Friday, 7 May 2010

Multihomed DNS and how Windows makes you lazy

I was called in to solve an interesting problem today. There's a good principle in effective IT security to segregate different services into LANs appropriate to their function. If there is more than one function, then more than one NIC (perhaps a VLAN ID) is required, with a unique IP address.

Windows is a great tool, a platform of continual development (and yes, that means it gets better, so don't think I've always found it to be great) over the last two decades that now runs a fair chunk of global business, and in some demanding environments. One of the simple beauties of the platform is the unified codebase, libraries and APIs from the smallest XP Embedded right up to Windows Server Datacentre Edition: The machine I'm developing on is almost identical, apart from scale, to the machine I'm likely to deploy on.

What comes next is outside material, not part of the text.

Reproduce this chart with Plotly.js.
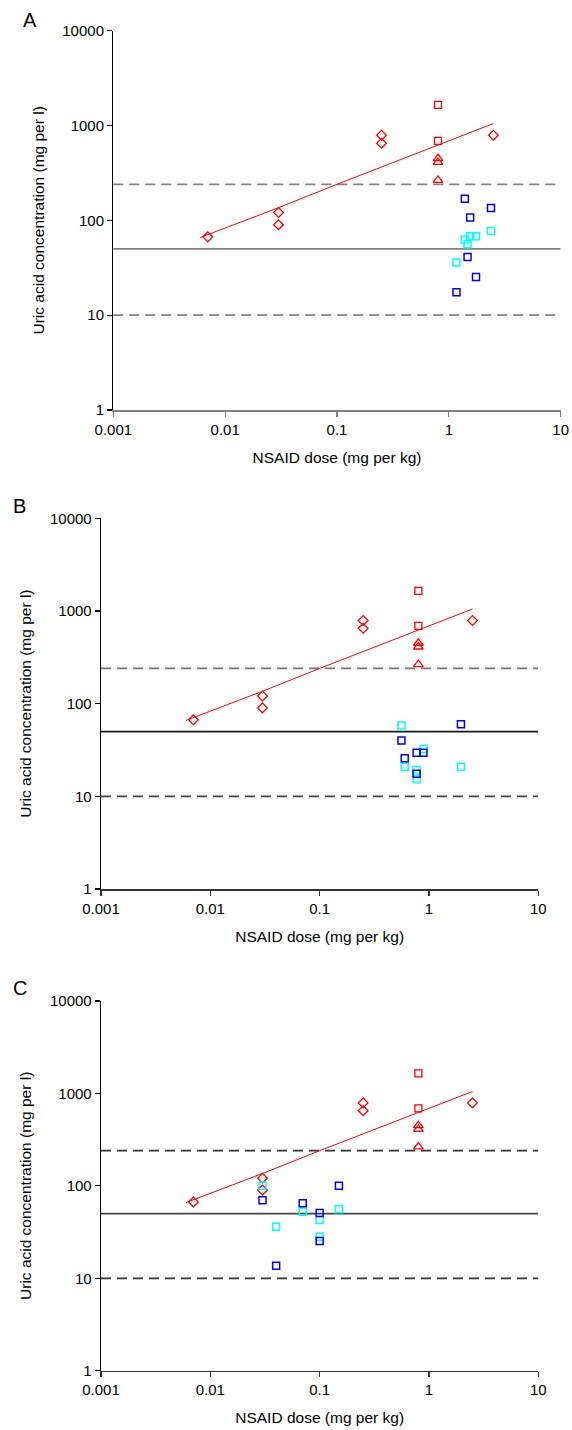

Yes, there are other differences, but I find most of them to be paid features like clustering and more speed (I can't do it captain). The hardware abstraction layer and other consistencies like the IP stack, filesystems and memory management are wonderful tools for developers. Unfortunately, so many admins cut their teeth on Windows desktop editions, or at least smaller servers under their absolute control, that they struggle to make the transition to enterprise administration.

My previous rant about NetBIOS is a case in point. With all this abstraction, details like network interfaces and network service location are so well hidden, they're essentially invisible. Ever try to catch the Invisible Man to ask him what he's doing?

The problem I had to solve today was around multihomed servers. Windows IT admins tend to be lazy, and NetBIOS broadcasts are only one factor where we rely on the wizardry of the OS to figure out what we're trying to do and make it happen. Dynamic DNS registration removes some of the tedium and mistakes from the process of getting systems deployed, but blindly assuming it knows what you want is just wrong.

The convergence of an Active Directory domain and the DNS namespace is a nifty feat, but in multihomed systems it's a nightmare. If all interfaces are routable and reachable, then this is slightly moot, but put up a firewall or routing restriction in the way and intermittent problems (the worst kind) crop up, and troubleshooting without a solid foundation in networking is tough. DHCP, DDNS, NetBIOS, even APIPA, all seek to hide the complexity from Windows admins, and they end up woefully underskilled in the cornerstone that makes their network tick.

The problem in this instance is that the FQDN of the server is comprised of the hostname and the AD DNS Name. No problem for a typical, single-NIC server. Unfortunately, this is an abstraction when it comes to multiple NICs: just how is DNS supposed to know what your topology is when giving you an answer.

Trying to convince a religiously Microsoft admin to use a subzone to specify the interface is absorbed with something approaching heresy. Do a traceroute (or tracert for Windows guys) to any internet address and you'll see FQDNs of routers, with the hostname portion wildly different along the way, including multiple digit groups. Most of these are Internet routers, and the DNS entries correspond to the interface rather than the router itself.

Of course, Windows has a mild cow if you try to refer to it by anthing other than the system name as the first part of the FQDN, and always expects all interfaces to be present in the machine's dns suffix. The best solution...

Change the way you think about finding servers. When you're connecting, you're probably interested in a particular interface anyway. Some services may not even be listening on particular interfaces. Getting your brain tuned to how your network is built, using that to figure out how your systems are connected, and habitually spelling out exactly which way you want to connect by an explicit FQDN can only do good.

Of course, some applications take it as read that a server is reachable by the short FQDN. Sometimes system admins can be even more hardcoded. Both are very, very difficult to change.